Core Concepts
SD-NAE, a method that leverages Stable Diffusion to actively generate natural adversarial examples, demonstrates significant potential in evaluating and understanding the robustness of deep image classifiers.
Abstract
The paper introduces SD-NAE, a method that utilizes the state-of-the-art Stable Diffusion model to actively synthesize natural adversarial examples (NAEs) - images that arise naturally from the environment and can deceive image classifiers.
Key highlights:
- Unlike prior works that passively collect NAEs from real images, SD-NAE formulates a controlled optimization process to generate NAEs. It perturbs the token embedding corresponding to a specified class in the Stable Diffusion condition, guided by the gradient of loss from the target classifier.

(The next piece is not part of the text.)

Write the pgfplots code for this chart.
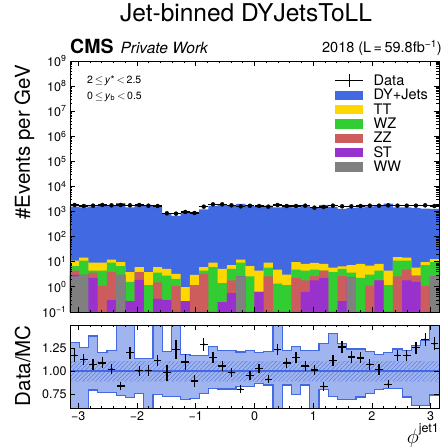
\documentclass[border=0pt]{standalone}
\usepackage{fontspec}
\setmainfont{TeX Gyre Heros}
\usepackage{pgfplots}
\pgfplotsset{compat=1.18}
\usepackage{pgfplotstable}
\usepgfplotslibrary{fillbetween}
\usetikzlibrary{patterns.meta}

\definecolor{dycol}{HTML}{4169E1}
\definecolor{ttcol}{HTML}{FFD700}
\definecolor{wzcol}{HTML}{32CD32}
\definecolor{zzcol}{HTML}{CD5C5C}
\definecolor{stcol}{HTML}{9932CC}
\definecolor{wwcol}{HTML}{808080}
\definecolor{hatchcol}{RGB}{95,125,215}

% bin left edges, cumulative stack tops (WW, +ST, +ZZ, +WZ, +TT, +DY), ratio band
\pgfplotstableread{
lo c1 c2 c3 c4 c5 c6 up dn
-3.14159 2.6 3.0 4.4 6.8 11.1 1565 1.31 0.3
-2.98451 3.0 3.0 3.0 11.1 14.6 1485 1.26 0.3
-2.82743 0.001 2.3 3.7 4.4 9.2 1602 1.38 0.796
-2.67035 0.001 0.001 1.09 4.4 9.2 1683 1.20 0.77
-2.51327 0.001 0.30 3.9 9.2 12.2 1741 1.22 0.77
-2.35619 3.0 3.0 3.0 6.8 9.8 2185 2.0 0.736
-2.19911 0.001 0.27 0.27 1.6 3.9 1482 2.0 0.714
-2.04204 0.001 1.9 3.9 3.9 6.2 1826 1.14 0.76
-1.88496 0.001 0.001 0.001 1.19 3.9 1710 1.14 0.3
-1.72788 0.001 0.33 1.5 3.7 6.2 1500 2.0 0.75
-1.57080 0.001 0.30 0.30 2.8 5.2 869 1.21 0.725
-1.41372 0.001 0.001 1.09 2.1 3.3 672 2.0 0.725
-1.25664 0.001 0.27 0.27 0.27 0.99 876 1.18 0.69
-1.09956 0.001 0.001 1.19 1.19 3.0 985 1.17 0.707
-0.94248 0.001 0.001 3.3 4.4 6.2 1221 1.17 0.76
-0.78540 0.001 0.001 0.001 6.2 9.2 1696 1.27 0.814
-0.62832 0.001 0.25 0.25 1.4 5.2 1850 1.225 0.807
-0.47124 0.001 0.57 1.8 5.2 7.4 1811 1.225 0.807
-0.31416 2.6 2.6 2.6 9.2 12.2 2015 1.207 0.83
-0.15708 0.001 0.001 0.001 2.6 6.8 1789 1.22 0.83
0.00000 0.001 0.63 0.63 0.63 4.4 1624 1.20 0.868
0.15708 0.001 0.001 2.6 5.8 9.2 1728 1.21 0.85
0.31416 0.001 0.001 0.001 1.35 4.9 1488 2.0 0.3
0.47124 0.001 0.001 0.001 1.19 3.1 1534 1.22 0.85
0.62832 0.001 0.001 2.3 4.9 9.8 1458 1.27 0.743
0.78540 0.001 0.63 1.8 4.4 8.2 1634 1.225 0.85
0.94248 0.001 1.8 2.7 4.9 9.0 1419 1.225 0.3
1.09956 0.001 2.3 4.4 4.4 8.2 1832 1.30 0.80
1.25664 0.001 0.001 0.001 3.9 5.8 1546 1.41 0.725
1.41372 0.001 0.27 2.7 5.2 6.6 1285 1.30 0.69
1.57080 2.4 2.4 2.4 3.7 7.4 1405 1.24 0.69
1.72788 0.001 0.001 0.001 2.3 8.2 1462 1.24 0.72
1.88496 0.001 0.001 1.12 3.1 7.0 1608 1.21 0.76
2.04204 0.001 1.8 1.8 4.4 8.2 1692 1.18 0.80
2.19911 0.001 0.001 0.001 1.19 4.4 2075 1.20 0.814
2.35619 0.001 0.001 2.6 11.1 15.5 1471 1.24 0.814
2.51327 0.001 1.8 4.9 11.1 14.6 1471 1.225 0.72
2.67035 0.001 1.6 2.8 2.8 5.8 1373 1.28 0.63
2.82743 0.001 0.001 1.09 7.4 9.8 1324 1.33 0.63
2.98451 2.6 2.6 2.6 9.8 12.9 1289 2.0 0.74
3.14159 2.6 2.6 2.6 9.8 12.9 1289 2.0 0.74
}\edges

% bin centres, data, data/MC and its error
\pgfplotstableread{
x data ratio rerr
-3.06305 1833 1.171 0.068
-2.90597 1671 1.125 0.06
-2.74889 1722 1.075 0.06
-2.59181 1833 1.089 0.06
-2.43473 1778 1.021 0.055
-2.27765 1833 0.839 0.045
-2.12058 1778 1.20 0.065
-1.96350 1833 1.004 0.055
-1.80642 1722 1.007 0.055
-1.64934 1671 1.114 0.06
-1.49226 853 0.982 0.085
-1.33518 828 1.232 0.10
-1.17810 964 1.10 0.085
-1.02102 880 0.893 0.065
-0.86394 1574 1.289 0.066
-0.70686 1950 1.15 0.06
-0.54978 1950 1.054 0.055
-0.39270 1778 0.982 0.05
-0.23562 1620 0.804 0.04
-0.07854 1700 0.95 0.05
0.07854 1671 1.029 0.05
0.23562 1574 0.911 0.045
0.39270 1833 1.232 0.06
0.54978 1671 1.089 0.055
0.70686 1671 1.146 0.06
0.86394 1722 1.054 0.055
1.02102 1435 1.011 0.055
1.17810 1524 0.832 0.045
1.33518 1722 1.114 0.06
1.49226 1621 1.261 0.07
1.64934 1621 1.154 0.065
1.80642 1671 1.143 0.06
1.96350 1722 1.071 0.055
2.12058 1722 1.018 0.055
2.27765 1778 0.857 0.045
2.43473 1722 1.171 0.06
2.59181 1722 1.171 0.06
2.74889 1722 1.254 0.065
2.90597 1778 1.343 0.07
3.06305 1671 1.296 0.07
}\points

\pgfplotsset{
  hep/.style={scale only axis, width=369bp, xmin=-3.14159, xmax=3.14159,
    axis on top, clip mode=individual, tick align=inside, tick pos=both,
    major tick length=5bp, minor tick length=2.5bp,
    tick style={black, line width=0.8bp},
    axis line style={line width=0.9bp},
    xtick={-3,...,3}, minor x tick num=4,
    tick label style={font=\fontsize{12.5bp}{13bp}\selectfont}},
  patch/.style={ybar interval, fill=#1, draw=none,
    legend image code/.code={\fill[#1] (0bp,-4.7bp) rectangle (28bp,4.7bp);}},
}

\begin{document}
\begin{tikzpicture}

\begin{axis}[hep, name=main, height=251bp,
  ymode=log, log origin y=infty, ymin=0.1, ymax=1e9,
  ytick={1e-1,1,1e1,1e2,1e3,1e4,1e5,1e6,1e7,1e8,1e9},
  yticklabels={10\textsuperscript{−1},10\textsuperscript{0},10\textsuperscript{1},10\textsuperscript{2},10\textsuperscript{3},10\textsuperscript{4},10\textsuperscript{5},10\textsuperscript{6},10\textsuperscript{7},10\textsuperscript{8},10\textsuperscript{9}},
  xticklabels={},
  legend cell align=left,
  legend style={draw=none, fill=none, at={(0.9702,0.951)}, anchor=north east,
    inner sep=0pt, column sep=10.7bp, row sep=0.8bp,
    font=\fontsize{14.5bp}{15bp}\selectfont,
    nodes={inner sep=0pt, text height=11.4bp, text depth=2.1bp}},
]
\addlegendimage{legend image code/.code={\draw[black, line width=1.3bp] (8bp,0bp)--(21bp,0bp) (14.5bp,-6.5bp)--(14.5bp,6.5bp); \path (0bp,0bp)--(28bp,0bp);}}
\addlegendentry{Data}
\addplot[patch=dycol] table[x=lo, y=c6] {\edges};
\addlegendentry{DY+Jets}
\addplot[patch=ttcol] table[x=lo, y=c5] {\edges};
\addlegendentry{TT}
\addplot[patch=wzcol] table[x=lo, y=c4] {\edges};
\addlegendentry{WZ}
\addplot[patch=zzcol] table[x=lo, y=c3] {\edges};
\addlegendentry{ZZ}
\addplot[patch=stcol] table[x=lo, y=c2] {\edges};
\addlegendentry{ST}
\addplot[patch=wwcol] table[x=lo, y=c1] {\edges};
\addlegendentry{WW}
\addplot[forget plot, black, only marks, mark=*, mark size=2bp,
  error bars/.cd, x dir=both, x fixed=0.0785, error mark=none,
  error bar style={line width=1.2bp}] table[x=x, y=data] {\points};

\node[anchor=base west, inner sep=0, font=\fontsize{10.5bp}{11bp}\selectfont] at (axis description cs:0.046,0.912) {2\,$\leq$\,\textit{y}*\,$<$\,2.5};
\node[anchor=base west, inner sep=0, font=\fontsize{10.5bp}{11bp}\selectfont] at (axis description cs:0.046,0.848) {0\,$\leq$\,\textit{y}\textsubscript{b}\,$<$\,0.5};
\node[rotate=90, anchor=base east, inner sep=0, font=\fontsize{20.5bp}{21bp}\selectfont] at (axis description cs:-0.1084,0.984) {\#Events per GeV};
\end{axis}

\begin{axis}[hep, at={(0bp,-13bp)}, anchor=north west, height=83bp,
  ymin=0.6, ymax=1.5, ytick={0.75,1,1.25}, yticklabels={0.75,1.00,1.25},
  xticklabels={−3,−2,−1,0,1,2,3}]
\addplot[name path=bu, draw=none, const plot mark left] table[x=lo, y=up] {\edges};
\addplot[name path=bd, draw=none, const plot mark left] table[x=lo, y=dn] {\edges};
\addplot[fill=dycol!50, draw=none] fill between[of=bu and bd];
\addplot[dycol, line width=1.2bp, const plot mark left] table[x=lo, y=up] {\edges};
\addplot[dycol, line width=1.2bp, const plot mark left] table[x=lo, y=dn] {\edges};
\addplot[name path=hu, draw=none] coordinates {(-3.14159,1.107) (3.14159,1.107)};
\addplot[name path=hd, draw=none] coordinates {(-3.14159,0.893) (3.14159,0.893)};
\addplot[draw=none, pattern={Lines[angle=45,distance=3bp,line width=0.5bp]}, pattern color=hatchcol] fill between[of=hu and hd];
\addplot[dycol!60, dashed, line width=0.8bp] coordinates {(-3.14159,1.107) (3.14159,1.107)};
\addplot[dycol!60, dashed, line width=0.8bp] coordinates {(-3.14159,0.893) (3.14159,0.893)};
\addplot[dycol, line width=1.3bp] coordinates {(-3.14159,1) (3.14159,1)};
\addplot[black, only marks, mark=*, mark size=1bp,
  error bars/.cd, x dir=both, x fixed=0.065, y dir=both, y explicit, error mark=none,
  error bar style={line width=1.3bp}] table[x=x, y=ratio, y error=rerr] {\points};

\node[rotate=90, anchor=base east, inner sep=0, font=\fontsize{20.5bp}{21bp}\selectfont] at (axis description cs:-0.1084,1) {Data/MC};
\node[anchor=base east, inner sep=0] at (axis description cs:1,-0.431) {{\fontsize{20bp}{21bp}\selectfont$\phi$}\raisebox{11bp}{\fontsize{12.5bp}{13bp}\selectfont jet1}};
\end{axis}

\node[anchor=base, inner sep=0, font=\fontsize{24.5bp}{26bp}\selectfont] at (176bp,290.3bp) {Jet-binned DYJetsToLL};
\node[anchor=base west, inner sep=0] at (0bp,258bp) {{\fontsize{19.5bp}{20bp}\selectfont\bfseries CMS}\hspace{7bp}{\fontsize{15.5bp}{16bp}\selectfont\itshape Private Work}};
\node[anchor=base east, inner sep=0, font=\fontsize{14.5bp}{15bp}\selectfont] at (372bp,259bp) {2018 (L\,=\,59.8fb\textsuperscript{−1})};

\pgfresetboundingbox
\useasboundingbox (-70bp,-135bp) rectangle (374bp,312bp);
\end{tikzpicture}
\end{document}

- Experiments show that SD-NAE can effectively generate NAEs, achieving a 43.5% fooling rate against an ImageNet-trained ResNet-50 classifier. The generated NAEs exhibit diverse variations in color, background, view angle, and style.
- SD-NAE demonstrates greater flexibility and control compared to previous methods, highlighting its potential as a tool for evaluating and enhancing model robustness.
- The paper also discusses the advantages of perturbing token embeddings over latent vectors or text embeddings, and the ability of SD-NAE to generate NAEs for out-of-distribution detection tasks.